In the 2006 revised edition of The Conservative Intellectual Movement in America, George H. Nash asked: “Whether conservatives could thrive indefinitely without victory in the context for our culture wars was, perhaps, the great unanswered question about American politics.” The question, in my opinion, remains unanswered, as intolerant professors and skittish administrators dominate our universities and colleges, as the incident regarding Oberlin College and the Gibson Bakery so vividly demonstrated, and as mainstream media serves as advocates for progressive causes, rather than as skeptical reporters indifferent to political philosophies. Scruton writes of the need to adapt – to change in the name of continuity, “in order to conserve what we are and what we have.” He emphasizes the importance of the first-person plural “we,” as it binds us together.
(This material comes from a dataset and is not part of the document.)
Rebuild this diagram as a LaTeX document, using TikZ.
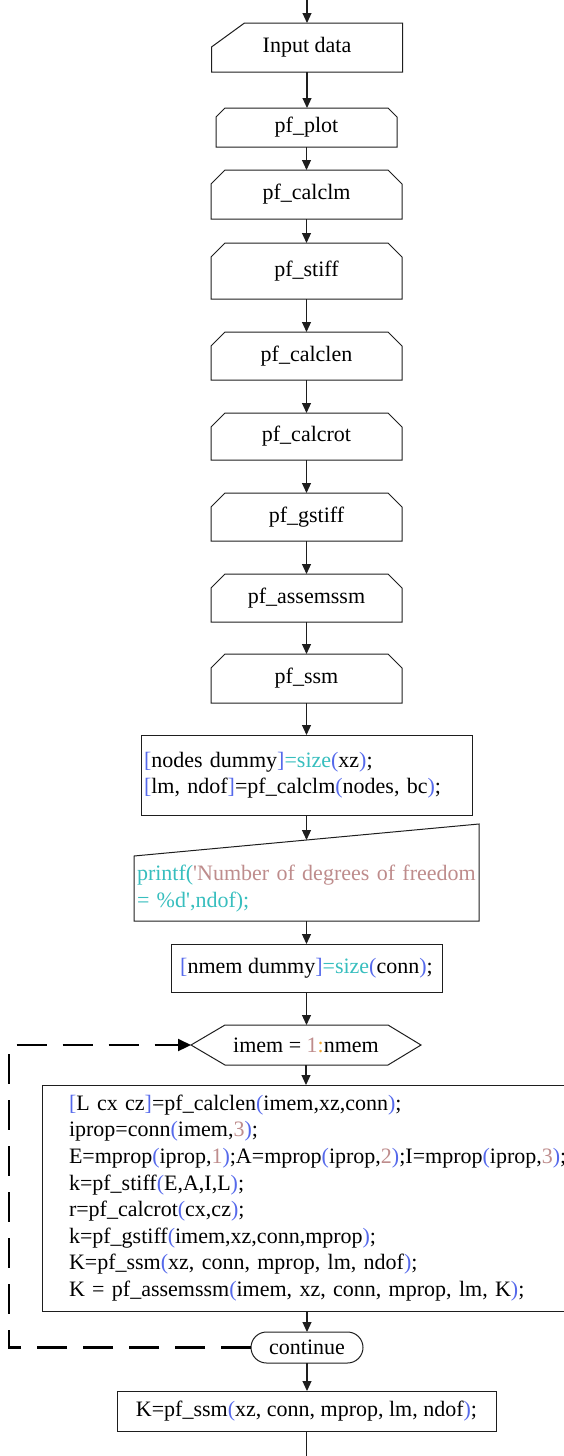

Our identity is not one of gender, race, sexual preference or religion; it is one of being American – citizens of a sovereign state, governed by laws not men, where we are free to write, speak or act, subject only to rules of civility – that what we write, say or do does not infringe on the same rights of our neighbors. 

Roger Scruton has done a public service in producing this small book (155 pages). Not all will agree with his conclusions. He is controversial, scorned by the left and too often undefended by the right. But a reading should cause thinking people to question their assumptions and to decry the use of labels that do more to confuse than clarify.